As George heads back to Indy to face his former team, one with a 16-11 record behind the main piece the Pacers got in return for George, there could be a sense of second-guessing. Instead, George has remained as steady as anyone, preaching patience and expressing confidence in the players around him.

"We're just not enjoying the losses, but we're enjoying this grind. We're enjoying the battles," George said. "We're enjoying the target on our backs. We're enjoying everything that brought this team together. We're just not enjoying the losing.

"At some point, like I've been saying, we've got to switch our destiny and start going on the upward."

This is what George wanted. This is what he was after when he informed the Pacers that he wasn't going to re-sign.

The aspirations of the Thunder align with what George is looking for. He believes they can still be great. George left Indiana with dignity and has remained consistent in his message post-Pacers. With George, there are no clandestine messages about fitting with a former teammate or a front-office decision he didn't like that pushed him out door. There's no passive-aggressive attempt at justification.

"We're enjoying the target on our backs. We're enjoying everything that brought this team together. We're just not enjoying the losing."
Thunder F Paul George

"I've been a part of and grew up around some of the best people I've ever met in Indiana," George said. "In life, some of the best people I've ever met in life are in Indiana. It'll be emotional from the standpoint of seeing them, being around them, talking to them, telling them about my new addition to the family and just talking about where I'm at in life, so it'll be emotional in that standpoint, but on the other end, it'll be businesslike as well."

Still, he's expecting boos.

"I honestly wouldn't think it would be any other way," he said. "The Pacers fans outweigh the Paul George fans. But it's something I'm looking forward to."

"When he gets booed, we get booed," Anthony said of George. "We're in this together."

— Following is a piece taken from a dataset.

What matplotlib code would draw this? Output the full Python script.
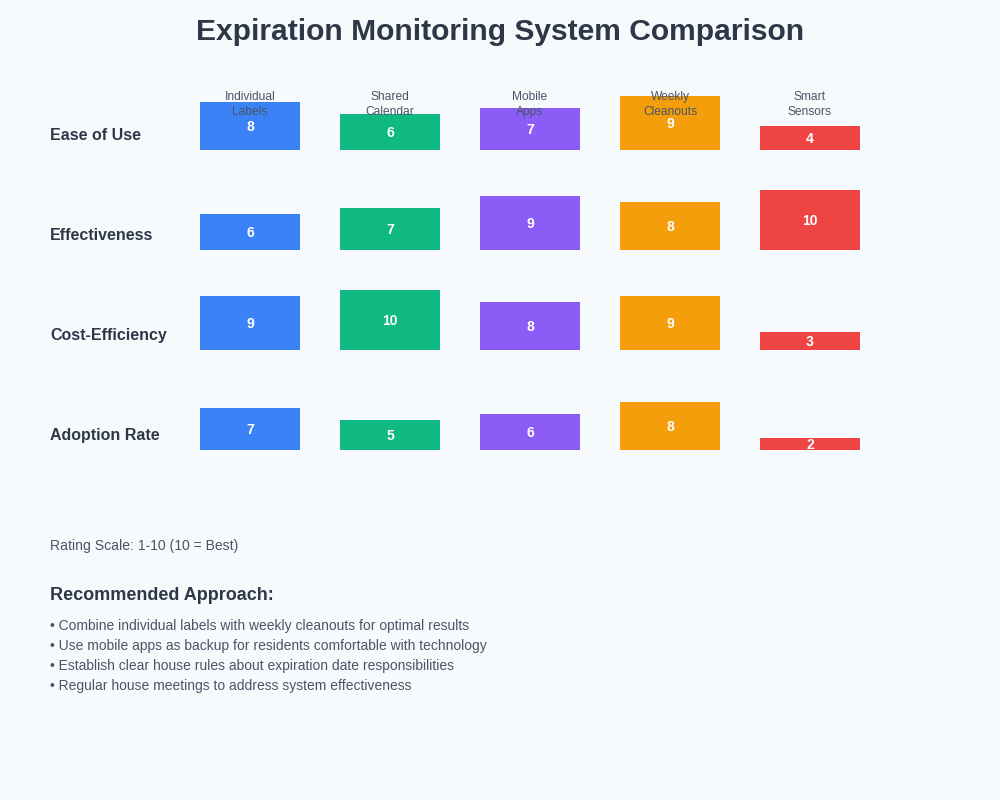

IT'S DECEMBER, YET the road trip feels a tad season-defining for the Thunder, with the homecomings of George and Anthony bookending it. With the team sputtering and games in familiar places ahead, there's a clear setup for narrative and, maybe, something to galvanize the team.

"It's a chance for us to be even closer, be even tighter, be more connected," George said. "Because in those two arenas, that's all we got. We have to play that way. We can't allow the environment or the hostility to break us apart. That's where we've got to be as close as we've been all season. We need each other in those moments."

The Thunder have caught the attention of many around the league, with rival executives already wondering whether George could potentially find his way back on the trade block if things don't improve.

There's also curiosity about Billy Donovan and his part in the early struggles, although the Thunder are firmly behind their coach on all sides.

"The respect level is high. No one's going against Billy," George said. "He's given us an incredible game plan all season long. There's a high level of respect for his position and what he's wanting from us. There's no line of disrespect at all toward what Coach wants us to do."

The Thunder put together what most saw as a monster, one with the kind of top-heavy talent that positions them to compete with the Houston Rockets and Golden State Warriors of the world. But the frustration is becoming real, and the more the baffling losses pile up, the louder the noise becomes. The Thunder have blocked almost all of it out to this point.

"For the most part, what I like about it is that guys are trying to figure it out, guys are trying to make it work, guys are trying to be unselfish and figure this thing out," Anthony said. "We're sticking with it. There's nothing at this point that's so far gone and out of our hands."

As George said Monday night, at some point, it has to stop. Is game No. 27 in Indianapolis the moment it finally will?